Frosty greenhouse reflections
College of the Holy Cross, Worcester MA

It's been a good exercise in patience, a virtue that seems appropriate for any number of contemporary situations that also seem to demand urgency. On the third day of spring, the Holy Cross campus remains blanketed with snow. Our nation's budgetary and political climate could certainly benefit from a change in season. Both Pope Francis and Justin Welby were installed this week as leaders of their respective global faith communities, each of which is characterized by great diversity and vibrancy, as well as voices clamoring for strong and positive solutions to troubling issues. I imagine that there are those people who would have wanted these and other changes to have been tackled swiftly and accomplished decisively. Yet there's a sense in which our responsibilities and motivations to labor towards worthy goals shouldn't be equated with the ability to achieve them entirely on our own.

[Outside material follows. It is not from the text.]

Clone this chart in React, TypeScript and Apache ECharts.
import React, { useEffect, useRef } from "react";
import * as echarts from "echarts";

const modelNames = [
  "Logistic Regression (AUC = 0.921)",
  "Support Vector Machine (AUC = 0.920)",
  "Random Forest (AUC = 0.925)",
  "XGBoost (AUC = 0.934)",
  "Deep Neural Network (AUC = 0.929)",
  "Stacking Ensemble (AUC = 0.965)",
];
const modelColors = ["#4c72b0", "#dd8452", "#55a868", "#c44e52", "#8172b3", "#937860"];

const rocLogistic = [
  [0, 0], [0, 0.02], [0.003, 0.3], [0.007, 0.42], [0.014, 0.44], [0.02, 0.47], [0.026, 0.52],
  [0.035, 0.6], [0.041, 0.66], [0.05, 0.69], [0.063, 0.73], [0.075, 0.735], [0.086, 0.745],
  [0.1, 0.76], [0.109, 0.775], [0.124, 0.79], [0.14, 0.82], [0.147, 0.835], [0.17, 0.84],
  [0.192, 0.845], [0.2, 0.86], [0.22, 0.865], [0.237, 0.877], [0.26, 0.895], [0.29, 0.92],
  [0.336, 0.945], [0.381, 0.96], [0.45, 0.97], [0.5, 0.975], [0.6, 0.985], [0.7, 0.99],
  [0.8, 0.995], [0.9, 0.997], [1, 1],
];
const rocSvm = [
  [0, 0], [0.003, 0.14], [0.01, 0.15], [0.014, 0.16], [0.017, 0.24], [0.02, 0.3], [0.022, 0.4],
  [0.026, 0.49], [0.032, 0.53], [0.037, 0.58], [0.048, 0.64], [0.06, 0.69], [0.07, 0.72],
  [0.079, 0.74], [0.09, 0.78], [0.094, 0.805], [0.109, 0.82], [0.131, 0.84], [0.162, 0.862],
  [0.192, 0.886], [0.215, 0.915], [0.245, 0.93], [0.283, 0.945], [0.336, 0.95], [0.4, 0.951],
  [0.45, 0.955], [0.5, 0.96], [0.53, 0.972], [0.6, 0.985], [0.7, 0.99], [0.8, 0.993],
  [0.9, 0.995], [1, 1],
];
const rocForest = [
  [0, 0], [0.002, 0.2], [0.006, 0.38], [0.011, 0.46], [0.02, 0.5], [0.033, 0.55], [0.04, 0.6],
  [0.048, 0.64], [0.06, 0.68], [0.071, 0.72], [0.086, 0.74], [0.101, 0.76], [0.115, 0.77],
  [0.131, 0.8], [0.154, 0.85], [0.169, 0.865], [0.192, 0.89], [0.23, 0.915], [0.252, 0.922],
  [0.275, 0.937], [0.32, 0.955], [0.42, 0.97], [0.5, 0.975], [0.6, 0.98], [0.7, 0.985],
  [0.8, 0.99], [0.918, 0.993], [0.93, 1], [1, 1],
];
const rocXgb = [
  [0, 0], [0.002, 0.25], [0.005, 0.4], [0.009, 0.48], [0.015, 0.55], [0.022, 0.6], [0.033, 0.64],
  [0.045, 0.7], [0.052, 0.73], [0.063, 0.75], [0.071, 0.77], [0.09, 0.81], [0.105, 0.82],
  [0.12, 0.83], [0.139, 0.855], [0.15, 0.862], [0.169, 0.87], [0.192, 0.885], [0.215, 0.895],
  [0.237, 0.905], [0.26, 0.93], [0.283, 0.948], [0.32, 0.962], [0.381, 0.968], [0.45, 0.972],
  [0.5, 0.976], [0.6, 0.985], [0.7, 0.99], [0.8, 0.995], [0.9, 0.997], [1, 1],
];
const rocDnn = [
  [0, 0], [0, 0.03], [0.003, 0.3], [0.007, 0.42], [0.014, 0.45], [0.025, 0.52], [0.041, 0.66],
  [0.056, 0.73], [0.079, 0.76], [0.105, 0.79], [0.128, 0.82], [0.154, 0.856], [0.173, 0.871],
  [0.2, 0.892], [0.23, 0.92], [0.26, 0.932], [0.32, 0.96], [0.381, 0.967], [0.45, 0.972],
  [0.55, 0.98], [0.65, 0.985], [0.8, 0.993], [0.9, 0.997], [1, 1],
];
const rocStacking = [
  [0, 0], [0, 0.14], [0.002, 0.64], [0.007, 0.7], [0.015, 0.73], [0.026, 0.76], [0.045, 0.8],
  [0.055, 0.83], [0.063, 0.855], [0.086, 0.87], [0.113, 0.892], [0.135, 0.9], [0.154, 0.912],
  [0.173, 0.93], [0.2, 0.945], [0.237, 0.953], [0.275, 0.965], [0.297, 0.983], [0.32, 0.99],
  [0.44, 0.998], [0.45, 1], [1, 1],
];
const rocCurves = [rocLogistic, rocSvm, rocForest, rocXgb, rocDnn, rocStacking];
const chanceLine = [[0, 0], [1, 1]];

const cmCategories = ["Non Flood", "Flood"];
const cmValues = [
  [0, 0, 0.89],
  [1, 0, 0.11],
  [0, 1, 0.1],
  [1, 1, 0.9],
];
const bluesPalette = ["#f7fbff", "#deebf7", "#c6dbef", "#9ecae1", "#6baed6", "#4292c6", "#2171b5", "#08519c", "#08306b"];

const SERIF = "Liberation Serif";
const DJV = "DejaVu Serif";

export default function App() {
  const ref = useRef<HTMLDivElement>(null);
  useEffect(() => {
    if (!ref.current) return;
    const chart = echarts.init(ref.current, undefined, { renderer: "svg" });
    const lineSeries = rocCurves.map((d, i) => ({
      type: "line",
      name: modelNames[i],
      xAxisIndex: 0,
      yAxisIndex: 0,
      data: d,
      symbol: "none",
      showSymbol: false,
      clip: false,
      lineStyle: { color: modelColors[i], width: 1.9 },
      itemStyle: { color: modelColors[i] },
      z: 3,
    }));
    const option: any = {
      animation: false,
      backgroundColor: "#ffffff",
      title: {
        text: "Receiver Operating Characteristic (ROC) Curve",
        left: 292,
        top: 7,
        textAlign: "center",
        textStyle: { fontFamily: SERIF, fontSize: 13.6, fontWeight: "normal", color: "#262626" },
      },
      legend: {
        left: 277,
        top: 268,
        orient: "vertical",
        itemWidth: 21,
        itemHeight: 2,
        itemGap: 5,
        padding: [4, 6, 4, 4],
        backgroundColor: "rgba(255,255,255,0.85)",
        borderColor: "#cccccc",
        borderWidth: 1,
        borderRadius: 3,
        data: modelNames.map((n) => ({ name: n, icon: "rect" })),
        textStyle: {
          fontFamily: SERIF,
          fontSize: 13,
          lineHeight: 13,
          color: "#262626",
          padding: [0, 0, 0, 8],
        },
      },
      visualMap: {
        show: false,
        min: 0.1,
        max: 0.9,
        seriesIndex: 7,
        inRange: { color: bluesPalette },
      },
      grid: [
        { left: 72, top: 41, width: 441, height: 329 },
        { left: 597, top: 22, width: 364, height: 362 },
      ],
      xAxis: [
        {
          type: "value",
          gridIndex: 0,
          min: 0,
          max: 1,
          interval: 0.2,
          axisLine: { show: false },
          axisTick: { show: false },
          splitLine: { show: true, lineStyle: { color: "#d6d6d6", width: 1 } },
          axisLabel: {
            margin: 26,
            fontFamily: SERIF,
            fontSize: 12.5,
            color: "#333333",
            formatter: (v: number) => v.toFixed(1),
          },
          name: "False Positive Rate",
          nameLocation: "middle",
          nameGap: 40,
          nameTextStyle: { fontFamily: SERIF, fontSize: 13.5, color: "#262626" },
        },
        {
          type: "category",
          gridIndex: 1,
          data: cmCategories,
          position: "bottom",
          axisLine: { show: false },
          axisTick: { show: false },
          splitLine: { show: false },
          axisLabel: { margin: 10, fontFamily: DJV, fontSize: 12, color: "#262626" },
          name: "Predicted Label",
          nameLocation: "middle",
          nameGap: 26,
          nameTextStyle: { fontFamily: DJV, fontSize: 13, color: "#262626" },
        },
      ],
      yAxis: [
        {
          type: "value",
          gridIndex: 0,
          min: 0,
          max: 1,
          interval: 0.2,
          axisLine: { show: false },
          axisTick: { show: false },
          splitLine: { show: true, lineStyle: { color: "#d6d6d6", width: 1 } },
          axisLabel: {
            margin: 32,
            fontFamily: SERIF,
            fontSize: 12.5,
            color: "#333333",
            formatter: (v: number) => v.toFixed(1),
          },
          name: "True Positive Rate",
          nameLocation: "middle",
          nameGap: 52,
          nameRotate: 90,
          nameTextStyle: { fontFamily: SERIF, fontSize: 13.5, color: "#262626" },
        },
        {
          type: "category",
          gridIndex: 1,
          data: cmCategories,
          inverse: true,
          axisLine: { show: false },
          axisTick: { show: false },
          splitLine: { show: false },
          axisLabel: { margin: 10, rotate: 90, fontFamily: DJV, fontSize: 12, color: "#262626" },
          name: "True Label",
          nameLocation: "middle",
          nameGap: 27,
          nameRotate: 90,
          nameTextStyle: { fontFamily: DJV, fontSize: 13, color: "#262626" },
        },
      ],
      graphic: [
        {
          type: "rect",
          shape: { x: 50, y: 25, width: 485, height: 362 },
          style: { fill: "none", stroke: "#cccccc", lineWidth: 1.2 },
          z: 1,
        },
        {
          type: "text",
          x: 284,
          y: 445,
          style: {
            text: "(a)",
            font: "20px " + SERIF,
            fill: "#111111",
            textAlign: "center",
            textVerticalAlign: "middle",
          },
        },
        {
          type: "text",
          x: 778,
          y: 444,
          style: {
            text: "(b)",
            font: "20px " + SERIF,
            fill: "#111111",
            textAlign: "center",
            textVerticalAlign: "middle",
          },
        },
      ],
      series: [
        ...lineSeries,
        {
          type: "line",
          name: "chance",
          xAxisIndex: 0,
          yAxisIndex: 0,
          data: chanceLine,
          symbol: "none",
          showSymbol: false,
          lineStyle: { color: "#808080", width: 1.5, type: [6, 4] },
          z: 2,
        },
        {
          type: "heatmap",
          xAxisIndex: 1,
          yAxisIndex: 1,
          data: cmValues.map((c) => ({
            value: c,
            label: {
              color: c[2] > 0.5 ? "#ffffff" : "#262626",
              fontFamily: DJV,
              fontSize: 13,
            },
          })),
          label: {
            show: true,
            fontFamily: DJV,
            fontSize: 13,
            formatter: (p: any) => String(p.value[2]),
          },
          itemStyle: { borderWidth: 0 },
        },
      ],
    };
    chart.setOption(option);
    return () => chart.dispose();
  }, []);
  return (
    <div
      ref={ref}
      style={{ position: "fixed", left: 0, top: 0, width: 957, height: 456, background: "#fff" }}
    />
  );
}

Psalm 130 proclaims, "I wait for the Lord, my soul waits and I hope for his word. My soul looks for the Lord more than sentinels for daybreak. More than sentinels for daybreak, let Israel hope in the Lord." Though I haven't always embraced such waiting and searching eagerly, I have found that the faith it entails has played no less a role than my own determined efforts in getting to a desired point– a new season, a marathon's starting line, or the successful completion of a project. And I trust that the same applies to all situations in which Christ is laboring, inviting not only our participation, but also our patience.